Chairman of the House Financial Services Committee, Mr. Frank might start with apologies for the ways he once badgered lenders to give home mortgages to people who could not afford them, thereby contributing to all the deals gone sour, all the foreclosures, and then he might turn his attention to Fannie Mae and Freddie Mac. Again and again, Republicans sought to reform these quasi-government behemoths that contributed so mightily to the troubles of other financial institutions, and again and again Mr. Frank stood in the way, taking morally superior stances that can now be reliably classified as leftist stupidities.

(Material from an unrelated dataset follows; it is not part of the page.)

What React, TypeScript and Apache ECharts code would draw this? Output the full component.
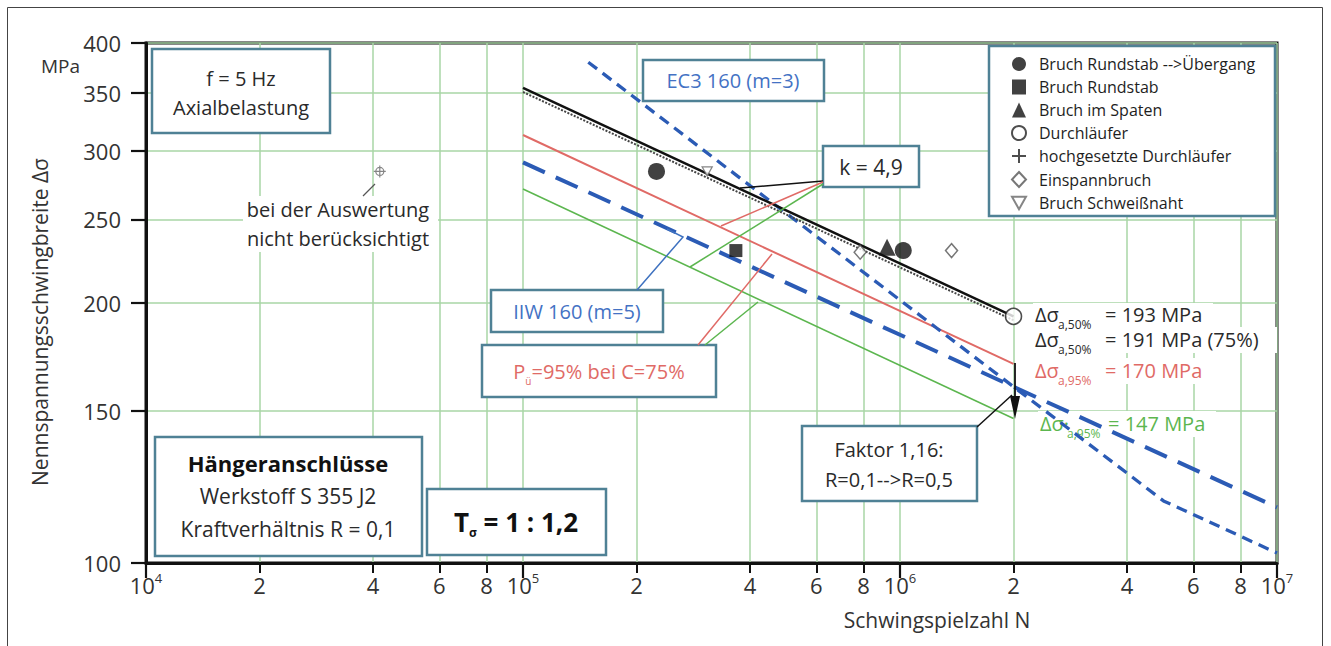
import React, { useEffect, useRef } from 'react';
import * as echarts from 'echarts';

// ---------- data ----------
const xTickValues = [1e4, 2e4, 4e4, 6e4, 8e4, 1e5, 2e5, 4e5, 6e5, 8e5, 1e6, 2e6, 4e6, 6e6, 8e6, 1e7];
const yTickValues = [100, 150, 200, 250, 300, 350, 400];

// S-N lines (N, stress range MPa)
const meanN = [1e5, 2e6];
const meanS = [355, 193]; // 50 %, k = 4,9
const conf75S = [351, 191]; // 50 % at C = 75 %
const p95S = [313, 170]; // Pü = 95 % at C = 75 %
const p95R05S = [271, 147]; // shifted by factor 1,16
const iiwN = [1e5, 2e6, 1e7];
const iiwS = [291, 160, 116];
const ec3N = [1.49e5, 2e6, 5e6, 1e7];
const ec3S = [380, 160, 118, 102.7];

// test points
const uebergangN = [2.26e5, 1.02e6];
const uebergangS = [284, 230];
const rundstabN = [3.67e5];
const rundstabS = [230];
const spatenN = [9.24e5];
const spatenS = [232];
const durchlN = [2e6];
const durchlS = [193];
const hochN: number[] = [];
const hochS: number[] = [];
const einspannN = [1.37e6, 7.84e5];
const einspannS = [230, 229];
const schweissN = [3.08e5];
const schweissS = [284];
const excludedN = [4.17e4];
const excludedS = [284];

// ---------- helpers ----------
const L = (v: number) => Math.log10(v);
const pts = (n: number[], s: number[]) => n.map((v, i) => [L(v), L(s[i])]);

const FONT = "'Open Sans', 'Noto Sans', 'DejaVu Sans', sans-serif";
const BOXC = '#4f8195';
const DARK = '#2a2a2a';
const BLUE = '#2b5bb5';
const BLUE_T = '#4472c4';
const RED = '#e06a66';
const GREEN = '#5cb64f';

function rect(x: number, y: number, w: number, h: number, z = 5, stroke: string | null = BOXC) {
  return {
    type: 'rect', z, silent: true,
    shape: { x, y, width: w, height: h },
    style: { fill: '#fff', stroke: stroke || 'none', lineWidth: stroke ? 2.5 : 0 },
  };
}
function text(x: number, y: number, t: string, o: any = {}) {
  const align = o.align || 'center';
  return {
    type: 'text', z: o.z ?? 6, silent: true, x, y, rotation: o.rotation || 0,
    style: {
      text: t, fontSize: o.fontSize || 20, fontFamily: FONT, fontWeight: o.fontWeight || 'normal',
      fill: o.fill || DARK, align, textAlign: align, verticalAlign: 'middle', textVerticalAlign: 'middle',
      rich: o.rich,
    },
  };
}
function line(pts2: number[][], stroke: string, w = 1.5, z = 6) {
  return { type: 'polyline', z, silent: true, shape: { points: pts2 }, style: { stroke, lineWidth: w, fill: 'none' } };
}
function subRich(color: string, main = 21, sub = 12) {
  return {
    a: { fontSize: main, fontFamily: FONT, fill: color, color },
    s: { fontSize: sub, fontFamily: FONT, fill: color, color, padding: [20, 0, 0, 0] },
  };
}
// Δσ with subscript and value, as separate texts
function valueText(x: number, y: number, main: string, sub: string, rest: string, color: string, subDx = 23, restDx = 70) {
  return [
    text(x, y, main, { align: 'left', z: 2, fill: color, fontSize: 20 }),
    text(x + subDx, y + 10, sub, { align: 'left', z: 2, fill: color, fontSize: 12 }),
    text(x + restDx, y, rest, { align: 'left', z: 2, fill: color, fontSize: 20 }),
  ];
}

const legendNames = [
  'Bruch Rundstab -->Übergang',
  'Bruch Rundstab',
  'Bruch im Spaten',
  'Durchläufer',
  'hochgesetzte Durchläufer',
  'Einspannbruch',
  'Bruch Schweißnaht',
];
const PLUS = 'path://M5,0L5,10M0,5L10,5';
const INV_TRI = 'path://M0,0L10,0L5,9Z';
const EXCL = 'path://M10,6A4,4,0,1,1,2,6A4,4,0,1,1,10,6Z M6,0L6,12M0,6L12,6';

function buildOption() {
  const xLabel = (v: number) => {
    const e = Math.floor(v + 1e-6);
    const m = Math.round(Math.pow(10, v - e));
    return m === 1 ? `{b|10}{s|${e}}` : `{b|${m}}`;
  };
  const lineSeries = (name: string, data: number[][], color: string, width: number, type: any) => ({
    name, type: 'line', data, symbol: 'none', silent: true, z: 3,
    lineStyle: { color, width, type, cap: 'butt' },
  });
  const sc = (name: string, data: number[][], symbol: string, size: any, itemStyle: any) => ({
    name, type: 'scatter', data, symbol, symbolSize: size, silent: true, z: 4, itemStyle,
  });
  const filled = { color: '#111', borderWidth: 0 };
  const open = { color: '#fff', borderColor: '#222', borderWidth: 1.6 };

  return {
    animation: false,
    grid: {
      left: 146, right: 54, top: 43, bottom: 83, show: true,
      borderColor: '#111', borderWidth: 3, backgroundColor: 'transparent',
      outerBoundsMode: 'none', containLabel: false,
    },
    xAxis: [
      {
        type: 'value', min: 4, max: 7, position: 'bottom',
        axisLine: { show: true, onZero: false, lineStyle: { color: '#111', width: 3 } },
        axisTick: { show: true, customValues: xTickValues.map(L), length: 10, lineStyle: { color: '#111', width: 2 } },
        axisLabel: {
          customValues: xTickValues.map(L), formatter: xLabel, margin: 8, color: '#333',
          rich: {
            b: { fontSize: 22, fontFamily: FONT, color: '#333', lineHeight: 28 },
            s: { fontSize: 13, fontFamily: FONT, color: '#333', padding: [0, 0, 14, 0] },
          },
        },
        splitLine: { show: true, lineStyle: { color: '#a9d6a6', width: 1.5 } },
      },
      {
        type: 'value', min: 4, max: 7, interval: 1, position: 'bottom',
        axisLine: { show: false, onZero: false },
        axisTick: { show: true, length: 15, lineStyle: { color: '#111', width: 2.2 } },
        axisLabel: { show: false },
        splitLine: { show: false },
      },
    ],
    yAxis: {
      type: 'value', min: L(100), max: L(400),
      axisLine: { show: true, onZero: false, lineStyle: { color: '#111', width: 3 } },
      axisTick: { show: true, customValues: yTickValues.map(L), length: 15, lineStyle: { color: '#111', width: 2.2 } },
      axisLabel: {
        customValues: yTickValues.map(L), margin: 25, fontSize: 22, fontFamily: FONT, color: '#333',
        formatter: (v: number) => String(Math.round(Math.pow(10, v))),
      },
      splitLine: { show: true, lineStyle: { color: '#a9d6a6', width: 1.5 } },
    },
    legend: {
      data: [
        { name: legendNames[0], icon: 'circle' },
        { name: legendNames[1], icon: 'rect' },
        { name: legendNames[2], icon: 'triangle' },
        { name: legendNames[3], icon: 'circle' },
        { name: legendNames[4], icon: PLUS },
        { name: legendNames[5], icon: 'diamond' },
        { name: legendNames[6], icon: INV_TRI },
      ],
      orient: 'vertical', left: 1011, top: 56, padding: 0, itemGap: 7,
      itemWidth: 14, itemHeight: 15, selectedMode: false, z: 8,
      textStyle: { fontSize: 16, fontFamily: FONT, color: '#1e1e1e', padding: [0, 0, 0, 8] },
    },
    series: [
      lineSeries('Δσ 95% R=0,5', pts(meanN, p95R05S), GREEN, 1.6, 'solid'),
      lineSeries('Pü=95% bei C=75%', pts(meanN, p95S), RED, 2, 'solid'),
      lineSeries('IIW 160 (m=5)', pts(iiwN, iiwS), BLUE, 4, [24, 12]),
      lineSeries('EC3 160 (m=3)', pts(ec3N, ec3S), BLUE, 3.3, [11, 7]),
      lineSeries('50% C=75%', pts(meanN, conf75S), '#444', 2, [2, 1.5]),
      lineSeries('50%', pts(meanN, meanS), '#111', 2.5, 'solid'),
      sc(legendNames[0], pts(uebergangN, uebergangS), 'circle', 17, filled),
      sc(legendNames[1], pts(rundstabN, rundstabS), 'rect', 13, filled),
      sc(legendNames[2], pts(spatenN, spatenS), 'triangle', 17, filled),
      sc(legendNames[3], pts(durchlN, durchlS), 'circle', 16, open),
      sc(legendNames[4], pts(hochN, hochS), PLUS, 10, { color: 'transparent', borderColor: '#222', borderWidth: 1.4 }),
      sc(legendNames[5], pts(einspannN, einspannS), 'diamond', [12, 14], { color: '#fff', borderColor: '#555', borderWidth: 1.5 }),
      sc(legendNames[6], pts(schweissN, schweissS), INV_TRI, [10, 9], { color: '#fff', borderColor: '#666', borderWidth: 1.3 }),
      sc('nicht berücksichtigt', pts(excludedN, excludedS), EXCL, 12, { color: 'transparent', borderColor: '#666', borderWidth: 1.2 }),
    ],
    graphic: {
      elements: [
        // outer frame
        line([[7.5, 646], [7.5, 7.5], [1322.5, 7.5], [1322.5, 646]], '#444', 1, 0),
        // axis names / unit
        text(80, 66, 'MPa', { align: 'right', fontSize: 19, fill: '#333', z: 6 }),
        text(40, 322, 'Nennspannungsschwingbreite Δσ', { rotation: Math.PI / 2, fontSize: 21, fill: '#333' }),
        text(937, 620, 'Schwingspielzahl N', { fontSize: 21, fill: '#333' }),
        // f = 5 Hz
        rect(152, 49, 178, 84),
        text(241, 78, 'f = 5 Hz'),
        text(241, 107, 'Axialbelastung'),
        // excluded point note
        rect(243, 196, 195, 56, 1, null),
        text(338, 209, 'bei der Auswertung', { z: 2 }),
        text(338, 238, 'nicht berücksichtigt', { z: 2 }),
        line([[363, 196], [375, 184]], '#555', 1.3, 2),
        // EC3 label
        rect(643, 60, 181, 41),
        text(733, 80, 'EC3 160 (m=3)', { fill: BLUE_T }),
        // k = 4,9
        line([[823, 181], [740, 188]], '#111', 1.5),
        line([[823, 182], [721, 226]], RED, 1.5),
        line([[823, 184], [690, 267]], GREEN, 1.5),
        rect(823, 146, 96, 41),
        text(871, 167, 'k = 4,9', { fontSize: 21 }),
        // IIW label
        line([[637, 290], [683, 237], [667, 229]], '#3f72c0', 1.5),
        rect(491, 290, 172, 42),
        text(577, 311, 'IIW 160 (m=5)', { fill: BLUE_T }),
        // Pü label
        line([[698, 345], [772, 254]], RED, 1.5),
        line([[705, 345], [758, 302]], GREEN, 1.5),
        rect(482, 345, 234, 52),
        text(599, 371, '{a|P}{s|ü}{a|=95% bei C=75%}', { fill: RED, rich: subRich(RED, 20, 10) }),
        // factor + arrow
        line([[977, 427], [1012, 395]], '#111', 1.5),
        line([[1015, 363], [1015, 400]], '#111', 1.8),
        { type: 'polygon', z: 6, silent: true, shape: { points: [[1010, 396], [1020, 396], [1015, 419]] }, style: { fill: '#111' } },
        rect(802, 426, 175, 75),
        text(889, 449, 'Faktor 1,16:'),
        text(889, 479, 'R=0,1-->R=0,5'),
        // Hängeranschlüsse
        rect(155, 437, 267, 119),
        text(288, 463, 'Hängeranschlüsse', { fontSize: 22, fontWeight: 'bold', fill: '#111' }),
        text(288, 496, 'Werkstoff S 355 J2', { fontSize: 21 }),
        text(288, 529, 'Kraftverhältnis R = 0,1', { fontSize: 21 }),
        // T sigma
        rect(427, 489, 179, 66),
        text(516, 522, '{t|T}{s|σ}{t| = 1 : 1,2}', {
          rich: {
            t: { fontSize: 26, fontWeight: 'bold', fontFamily: FONT, fill: '#111' },
            s: { fontSize: 12, fontWeight: 'bold', fontFamily: FONT, fill: '#111', padding: [20, 0, 0, 0] },
          },
        }),
        // legend frame
        rect(989, 46, 286, 170, 6),
        // values at 2e6
        rect(1033, 303, 180, 24, 1, null),
        rect(1033, 327, 244, 26, 1, null),
        rect(1033, 358, 180, 26, 1, null),
        rect(1038, 411, 178, 26, 1, null),
        ...valueText(1035, 314, 'Δσ', 'a,50%', '= 193 MPa', DARK),
        ...valueText(1035, 339, 'Δσ', 'a,50%', '= 191 MPa (75%)', DARK),
        ...valueText(1035, 370, 'Δσ', 'a,95%', '= 170 MPa', RED),
        ...valueText(1040, 423, 'Δσ·', 'a,95%', '= 147 MPa', GREEN, 27, 68),
      ],
    },
  };
}

export default function App() {
  const ref = useRef<HTMLDivElement>(null);
  useEffect(() => {
    if (!ref.current) return;
    const chart = echarts.init(ref.current, null, { renderer: 'svg' });
    chart.setOption(buildOption() as any);
    return () => chart.dispose();
  }, []);
  return (
    <div
      ref={ref}
      style={{ position: 'fixed', left: 0, top: 0, width: 1331, height: 646, background: '#fff' }}
    />
  );
}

The establishment gospel has been that the bailout bill as originally voted on was the one and only surefire way to save the country from calamity, but at best it is an expensive gamble that hardly received backing from every expert - 166 economists with three Nobel Prize winners in their midst asked Congress to delay action until there could be further examination. Despite a plummeting of stocks, the hesitation in the House that Mr. Frank deplored was no irrecoverable tragedy.

Republicans and conservative media have started to focus on Franks role in causing this debacle. At some point it will be difficult for the mainstream media to ignore. They will at least have to write briefs on his behalf that are disguised as reporting. He can probably survive in his kkoky district in Massachusetts, but his aura on the national scene is considerably diminished.